-- Start Data provided --

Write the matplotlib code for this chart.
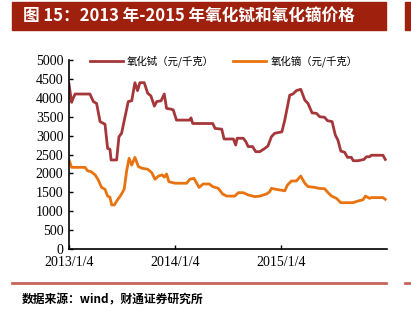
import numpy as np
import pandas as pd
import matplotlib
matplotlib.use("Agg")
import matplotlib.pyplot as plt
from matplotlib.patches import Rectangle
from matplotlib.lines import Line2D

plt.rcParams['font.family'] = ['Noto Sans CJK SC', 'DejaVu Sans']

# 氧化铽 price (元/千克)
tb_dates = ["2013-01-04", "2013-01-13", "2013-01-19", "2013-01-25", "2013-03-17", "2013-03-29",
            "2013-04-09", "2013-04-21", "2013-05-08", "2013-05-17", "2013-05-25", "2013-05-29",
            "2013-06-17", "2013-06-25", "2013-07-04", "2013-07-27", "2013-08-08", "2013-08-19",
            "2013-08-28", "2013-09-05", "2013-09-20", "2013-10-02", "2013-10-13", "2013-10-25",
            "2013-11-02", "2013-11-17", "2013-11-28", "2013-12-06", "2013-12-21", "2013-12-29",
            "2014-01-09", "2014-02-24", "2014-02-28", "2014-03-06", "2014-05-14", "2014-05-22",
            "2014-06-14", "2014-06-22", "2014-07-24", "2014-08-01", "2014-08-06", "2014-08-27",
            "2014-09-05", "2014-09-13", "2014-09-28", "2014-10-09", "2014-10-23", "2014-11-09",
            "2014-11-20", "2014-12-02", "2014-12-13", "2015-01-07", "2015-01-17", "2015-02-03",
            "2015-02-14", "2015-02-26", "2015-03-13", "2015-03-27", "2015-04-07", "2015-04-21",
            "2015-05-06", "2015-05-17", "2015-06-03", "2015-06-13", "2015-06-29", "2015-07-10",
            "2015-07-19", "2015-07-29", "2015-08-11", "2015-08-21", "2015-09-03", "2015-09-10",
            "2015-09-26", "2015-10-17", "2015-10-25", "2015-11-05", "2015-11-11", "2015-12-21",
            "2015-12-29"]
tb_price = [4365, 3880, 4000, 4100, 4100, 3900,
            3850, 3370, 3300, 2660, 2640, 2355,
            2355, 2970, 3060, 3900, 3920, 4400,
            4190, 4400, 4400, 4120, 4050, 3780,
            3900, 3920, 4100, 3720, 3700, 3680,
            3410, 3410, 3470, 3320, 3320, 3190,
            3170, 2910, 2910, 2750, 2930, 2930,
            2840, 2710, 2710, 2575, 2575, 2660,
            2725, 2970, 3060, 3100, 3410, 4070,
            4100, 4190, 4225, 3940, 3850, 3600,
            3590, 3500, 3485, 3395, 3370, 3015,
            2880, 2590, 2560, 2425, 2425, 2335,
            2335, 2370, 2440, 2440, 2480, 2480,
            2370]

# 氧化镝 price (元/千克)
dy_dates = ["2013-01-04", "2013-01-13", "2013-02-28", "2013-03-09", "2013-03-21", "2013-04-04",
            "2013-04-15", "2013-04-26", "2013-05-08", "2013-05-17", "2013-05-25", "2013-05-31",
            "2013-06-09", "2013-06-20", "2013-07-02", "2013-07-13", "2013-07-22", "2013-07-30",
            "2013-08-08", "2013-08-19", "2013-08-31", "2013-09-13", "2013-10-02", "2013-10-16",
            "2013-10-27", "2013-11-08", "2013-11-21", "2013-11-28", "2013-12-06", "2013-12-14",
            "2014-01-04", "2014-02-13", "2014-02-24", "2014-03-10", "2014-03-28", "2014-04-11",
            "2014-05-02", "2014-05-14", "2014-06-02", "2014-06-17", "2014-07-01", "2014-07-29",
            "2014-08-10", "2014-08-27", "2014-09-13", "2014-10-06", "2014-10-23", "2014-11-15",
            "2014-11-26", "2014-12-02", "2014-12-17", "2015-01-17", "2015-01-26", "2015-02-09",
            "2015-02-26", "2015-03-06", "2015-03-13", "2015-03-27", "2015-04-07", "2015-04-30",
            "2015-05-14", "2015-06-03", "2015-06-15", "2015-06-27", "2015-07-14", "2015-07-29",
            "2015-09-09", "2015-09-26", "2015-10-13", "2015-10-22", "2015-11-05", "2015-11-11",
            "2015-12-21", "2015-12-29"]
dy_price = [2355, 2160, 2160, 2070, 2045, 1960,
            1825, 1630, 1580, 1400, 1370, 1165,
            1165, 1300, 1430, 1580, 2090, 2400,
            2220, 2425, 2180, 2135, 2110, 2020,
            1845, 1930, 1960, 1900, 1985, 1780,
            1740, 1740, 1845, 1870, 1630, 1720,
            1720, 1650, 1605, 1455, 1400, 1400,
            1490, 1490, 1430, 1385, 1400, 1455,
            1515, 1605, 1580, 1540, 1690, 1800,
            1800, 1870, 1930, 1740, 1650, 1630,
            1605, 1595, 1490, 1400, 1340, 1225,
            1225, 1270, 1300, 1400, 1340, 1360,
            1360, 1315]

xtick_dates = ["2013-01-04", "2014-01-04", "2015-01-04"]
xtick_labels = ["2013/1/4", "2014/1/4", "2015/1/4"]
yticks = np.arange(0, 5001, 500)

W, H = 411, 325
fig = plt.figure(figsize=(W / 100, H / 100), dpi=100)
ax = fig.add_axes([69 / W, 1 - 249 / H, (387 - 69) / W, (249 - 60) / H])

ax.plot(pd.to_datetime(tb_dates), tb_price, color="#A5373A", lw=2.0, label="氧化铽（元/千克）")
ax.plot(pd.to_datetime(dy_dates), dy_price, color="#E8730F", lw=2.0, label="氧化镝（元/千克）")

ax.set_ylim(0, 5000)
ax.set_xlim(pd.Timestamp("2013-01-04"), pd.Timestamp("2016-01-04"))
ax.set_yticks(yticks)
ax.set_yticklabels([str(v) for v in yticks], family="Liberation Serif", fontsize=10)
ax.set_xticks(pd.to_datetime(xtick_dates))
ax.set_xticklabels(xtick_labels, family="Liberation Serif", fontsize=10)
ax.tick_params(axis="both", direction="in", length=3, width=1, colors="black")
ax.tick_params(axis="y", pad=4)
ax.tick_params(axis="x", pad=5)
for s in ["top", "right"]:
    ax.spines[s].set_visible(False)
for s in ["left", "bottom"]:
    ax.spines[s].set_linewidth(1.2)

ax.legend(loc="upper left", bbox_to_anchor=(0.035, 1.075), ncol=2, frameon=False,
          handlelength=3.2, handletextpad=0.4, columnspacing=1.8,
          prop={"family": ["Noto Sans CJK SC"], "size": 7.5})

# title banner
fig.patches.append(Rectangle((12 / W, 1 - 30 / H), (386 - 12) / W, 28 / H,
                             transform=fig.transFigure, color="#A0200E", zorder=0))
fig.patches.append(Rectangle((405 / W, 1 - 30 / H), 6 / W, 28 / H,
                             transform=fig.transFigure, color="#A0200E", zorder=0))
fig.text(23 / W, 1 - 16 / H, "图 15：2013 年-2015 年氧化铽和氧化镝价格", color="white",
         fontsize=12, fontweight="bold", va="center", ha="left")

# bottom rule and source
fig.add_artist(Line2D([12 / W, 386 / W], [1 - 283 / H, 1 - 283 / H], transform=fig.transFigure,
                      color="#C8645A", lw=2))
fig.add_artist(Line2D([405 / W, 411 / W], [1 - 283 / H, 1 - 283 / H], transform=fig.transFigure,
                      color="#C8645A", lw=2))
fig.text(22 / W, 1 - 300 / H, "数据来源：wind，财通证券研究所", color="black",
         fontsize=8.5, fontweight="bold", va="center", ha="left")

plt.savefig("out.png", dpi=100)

-- End Data provided --

Exercise: Write out nothing but the lines from the start of the data through the line with "plt.rcParams['font.family'] = ['Noto". Leave out the pictures.

Exercise output:
Write the matplotlib code for this chart.
import numpy as np
import pandas as pd
import matplotlib
matplotlib.use("Agg")
import matplotlib.pyplot as plt
from matplotlib.patches import Rectangle
from matplotlib.lines import Line2D

plt.rcParams['font.family'] = ['Noto Sans CJK SC', 'DejaVu Sans']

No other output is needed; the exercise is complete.